Bem-aventurados os pobres de espírito, porque
deles é o reino dos céus (Mateus, 5:3) - Rodolfo Calligaris
Bem-aventurados
os pobres de espírito, porque deles é o reino dos céus, disse Jesus, iniciando
o Sermão da Montanha. Situou assim, a humildade espiritual em primeiro lugar
entre as virtudes que precisamos adquirir para merecermos a glória das almas redimidas.
Exegetas do Evangelho, adulterando por completo o sentido dessa máxima, pretendem que ela proclame bem-aventurados os apoucados de inteligência, os retardados mentais, os idiotas e imbecis.
Tal
interpretação, todavia, é insustentável, pois, a ser verdadeira, não haveria lugar nos
céus para os ricos de espírito, e o próprio Mestre, o expoente máximo da
riqueza espiritual que a Terra já conheceu, ficaria de fora.
Por "pobres de espírito", na acepção em que Jesus empregou essas
palavras, devem-se entender aqueles que, aspirando à perfeição e, comparando com o
ideal a ser atingido e o pequenino grau de adiantamento a que chegaram,
reconhecem quanto ainda são carentes de espiritualidade.
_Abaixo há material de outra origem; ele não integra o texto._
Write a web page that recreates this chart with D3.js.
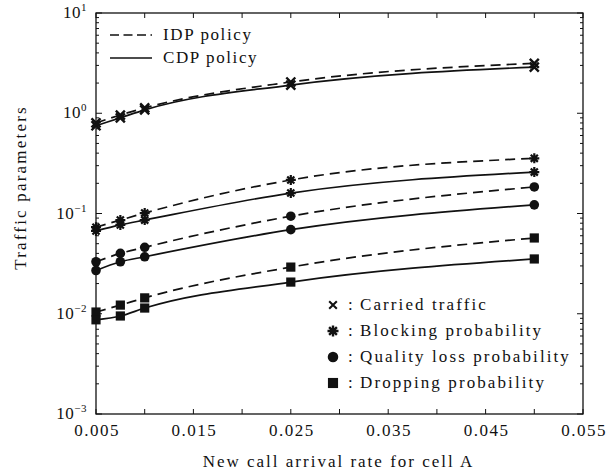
<!DOCTYPE html>
<html>
<head>
<meta charset="utf-8">
<script src="https://cdn.jsdelivr.net/npm/d3@7"></script>
<style>
  body { margin: 0; background: #fff; }
  text { font-family: "Liberation Serif", "DejaVu Serif", serif; fill: #111; }
</style>
</head>
<body>
<div id="chart"></div>
<script>
//Datos
const rates = [0.005, 0.0075, 0.01, 0.025, 0.05];

const carriedIDP = [0.80, 0.96, 1.13, 2.05, 3.15];
const carriedCDP = [0.75, 0.90, 1.08, 1.91, 2.89];
const blockingIDP = [0.073, 0.086, 0.101, 0.216, 0.355];
const blockingCDP = [0.067, 0.077, 0.086, 0.160, 0.259];
const qualityIDP = [0.033, 0.040, 0.046, 0.094, 0.184];
const qualityCDP = [0.027, 0.033, 0.037, 0.069, 0.122];
const droppingIDP = [0.0104, 0.0122, 0.0144, 0.0292, 0.057];
const droppingCDP = [0.0087, 0.0095, 0.0114, 0.0207, 0.0352];

const xTickLabels = [0.005, 0.015, 0.025, 0.035, 0.045, 0.055];
const yDecades = [1, 0, -1, -2, -3];

const policyNames = ['IDP policy', 'CDP policy'];
const markerNames = ['Carried traffic', 'Blocking probability', 'Quality loss probability', 'Dropping probability'];

//Series
const series = [
    {values: carriedIDP, dash: true, marker: 'x'},
    {values: carriedCDP, dash: false, marker: 'x'},
    {values: blockingIDP, dash: true, marker: 'star'},
    {values: blockingCDP, dash: false, marker: 'star'},
    {values: qualityIDP, dash: true, marker: 'circle'},
    {values: qualityCDP, dash: false, marker: 'circle'},
    {values: droppingIDP, dash: true, marker: 'square'},
    {values: droppingCDP, dash: false, marker: 'square'}
];

let margin = {top: 13, right: 31, bottom: 60, left: 96},
    width = 614 - margin.left - margin.right,
    height = 474 - margin.top - margin.bottom;

let svg = d3.select('#chart')
    .append('svg')
        .attr('width', 614)
        .attr('height', 474)
    .append('g')
        .attr('transform', 'translate(' + margin.left + ',' + margin.top + ')');

let x = d3.scaleLinear()
    .domain([0.005, 0.055])
    .range([0, width]);

let y = d3.scaleLog()
    .domain([1e-3, 10])
    .range([height, 0]);

const DASH = '10,6';
const FONT = '17px';

//Ticks internos
let xTicks = d3.range(0, 11).map(function(i) { return 0.005 + i * 0.005; });
let minorY = [];
[-3, -2, -1, 0].forEach(function(e) {
    for (let k = 2; k <= 9; k++) { minorY.push(k * Math.pow(10, e)); }
});

let ticks = svg.append('g').attr('stroke', '#111').attr('stroke-width', 1);

xTicks.forEach(function(t) {
    ticks.append('line').attr('x1', x(t)).attr('x2', x(t)).attr('y1', height).attr('y2', height - 5);
    ticks.append('line').attr('x1', x(t)).attr('x2', x(t)).attr('y1', 0).attr('y2', 5);
});
yDecades.forEach(function(e) {
    let yy = y(Math.pow(10, e));
    ticks.append('line').attr('x1', 0).attr('x2', 6).attr('y1', yy).attr('y2', yy);
    ticks.append('line').attr('x1', width).attr('x2', width - 6).attr('y1', yy).attr('y2', yy);
});
minorY.forEach(function(v) {
    let yy = y(v);
    ticks.append('line').attr('x1', 0).attr('x2', 3).attr('y1', yy).attr('y2', yy);
    ticks.append('line').attr('x1', width).attr('x2', width - 3).attr('y1', yy).attr('y2', yy);
});

//Marco
svg.append('rect')
    .attr('width', width)
    .attr('height', height)
    .attr('fill', 'none')
    .attr('stroke', '#111')
    .attr('stroke-width', 1.3);

//Etiquetas eje X
svg.append('g')
    .selectAll('text')
    .data(xTickLabels)
    .enter()
    .append('text')
    .attr('x', function(d) { return x(d) + 1; })
    .attr('y', height + 22)
    .attr('text-anchor', 'middle')
    .style('font-size', FONT)
    .style('letter-spacing', '1.5px')
    .text(function(d) { return d3.format('.3f')(d); });

//Etiquetas eje Y
let yl = svg.append('g')
    .selectAll('text')
    .data(yDecades)
    .enter()
    .append('text')
    .attr('x', -9)
    .attr('y', function(d) { return y(Math.pow(10, d)) + 5; })
    .attr('text-anchor', 'end')
    .style('font-size', FONT)
    .style('letter-spacing', '0.5px');
yl.append('tspan').text('10');
yl.append('tspan')
    .attr('dy', -7)
    .style('font-size', '11px')
    .text(function(d) { return d < 0 ? '\u2212' + Math.abs(d) : d; });

//Títulos
svg.append('text')
    .attr('x', width / 2 - 1)
    .attr('y', height + 53)
    .attr('text-anchor', 'middle')
    .style('font-size', FONT)
    .style('letter-spacing', '2px')
    .text('New call arrival rate for cell A');

svg.append('text')
    .attr('transform', 'translate(' + (-70) + ',' + (height / 2 - 26) + ') rotate(-90)')
    .attr('text-anchor', 'middle')
    .style('font-size', FONT)
    .style('letter-spacing', '2.2px')
    .text('Traffic parameters');

//Líneas
let line = d3.line()
    .x(function(d, i) { return x(rates[i]); })
    .y(function(d) { return y(d); })
    .curve(d3.curveMonotoneX);

svg.append('g')
    .selectAll('path')
    .data(series)
    .enter()
    .append('path')
    .attr('d', function(d) { return line(d.values); })
    .attr('fill', 'none')
    .attr('stroke', '#111')
    .attr('stroke-width', 1.7)
    .attr('stroke-dasharray', function(d) { return d.dash ? DASH : null; });

//Marcadores
function drawMarker(g, type, size) {
    let s = size || 1;
    if (type === 'x') {
        let r = 4.5 * s;
        g.append('path')
            .attr('d', 'M' + (-r) + ',' + (-r) + 'L' + r + ',' + r + 'M' + (-r) + ',' + r + 'L' + r + ',' + (-r))
            .attr('stroke', '#111').attr('stroke-width', 2.4 * s);
    } else if (type === 'star') {
        let r = 5 * s, p = '';
        for (let k = 0; k < 4; k++) {
            let a = k * Math.PI / 4;
            p += 'M' + (-r * Math.sin(a)) + ',' + (-r * Math.cos(a)) + 'L' + (r * Math.sin(a)) + ',' + (r * Math.cos(a));
        }
        g.append('path').attr('d', p).attr('stroke', '#111').attr('stroke-width', 2.2 * s);
    } else if (type === 'circle') {
        g.append('circle').attr('r', 4.8 * s).attr('fill', '#111');
    } else {
        let h = 4.6 * s;
        g.append('rect').attr('x', -h).attr('y', -h).attr('width', 2 * h).attr('height', 2 * h).attr('fill', '#111');
    }
}

series.forEach(function(sr) {
    sr.values.forEach(function(v, i) {
        let g = svg.append('g').attr('transform', 'translate(' + x(rates[i]) + ',' + y(v) + ')');
        drawMarker(g, sr.marker);
    });
});

//Leyenda de políticas
let lg = svg.append('g').attr('transform', 'translate(14,0)');
policyNames.forEach(function(name, i) {
    let yy = 22 + i * 23;
    lg.append('line')
        .attr('x1', 0).attr('x2', 42)
        .attr('y1', yy).attr('y2', yy)
        .attr('stroke', '#111')
        .attr('stroke-width', 1.7)
        .attr('stroke-dasharray', i === 0 ? '9,4.5' : null);
    lg.append('text')
        .attr('x', 53)
        .attr('y', yy + 5)
        .style('font-size', FONT)
        .style('letter-spacing', '1.6px')
        .text(name);
});

//Leyenda de marcadores
let markerTypes = ['x', 'star', 'circle', 'square'];
let ml = svg.append('g').attr('transform', 'translate(237,292)');
markerNames.forEach(function(name, i) {
    let yy = i * 26;
    let g = ml.append('g').attr('transform', 'translate(0,' + yy + ')');
    drawMarker(g, markerTypes[i], i === 0 ? 0.85 : 1.1);
    ml.append('text')
        .attr('x', 15)
        .attr('y', yy + 5)
        .style('font-size', FONT)
        .text(':');
    ml.append('text')
        .attr('x', 27)
        .attr('y', yy + 5)
        .style('font-size', FONT)
        .style('letter-spacing', '2.1px')
        .text(name);
});
</script>
</body>
</html>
São bem-aventurados porque a noção que têm de suas fraquezas e mazelas fá-los lutar por aquilo que lhes falta, e esse redobrar de esforços leva-os realmente a conseguirem maior progresso espiritual.
Já
aqueles que se acomodam a ínfimos padrões de moralidade, ou se mostram
satisfeitos com seu estado, considerando-se suficientemente bons, ao contrário dos
primeiros, não se incluem entre os bem-aventurados porque, seja por
ignorância, seja por orgulho, permanecem estacionários, quando a vida
espiritual, assim como tudo na Natureza, rege-se por um impulso constante para
a frente e para o alto.
Igualmente, os que entendem não ser preciso cultivar um caráter nobre e reto, porque (segundo julgam) "o sangue do Cristo foi derramado para remir os pecados da Humanidade", também não são incluídos entre aqueles cuja atitude de espírito foi exaltada pelo Nazareno.
Malgrado a respeitabilidade de seus princípios religiosos, só vislumbrarão o reino celestial quando venham a reconhecer a pobreza de suas virtudes, e se empenhem com afinco pelas conquistas, pois todo aquele a quem o Cristo haja redimido, de fato, terá de deixar as más obras, para "apresentar-se santo e imaculado e irrepreensível diante dele". (Colossenses, 1:22)
A
colocação da humildade de espírito, como a primeira das beatitudes, parece-nos,
pois, não ser meramente fortuita, mas sim proposital, visto que a felicidade
futura de cada indivíduo depende muito do conceito que ele faça de si mesmo.
Quem se
imagina com perfeita saúde não se preocupa com ela, nem procura um médico para
tratá-la. Também aquele que se presume sem defeitos, ou já se considera salvo,
descuida da higidez de sua alma, e, quando menos espera, a morte o surpreenderá
sem que tenha avançado um passo sequer no sentido da realização espiritual.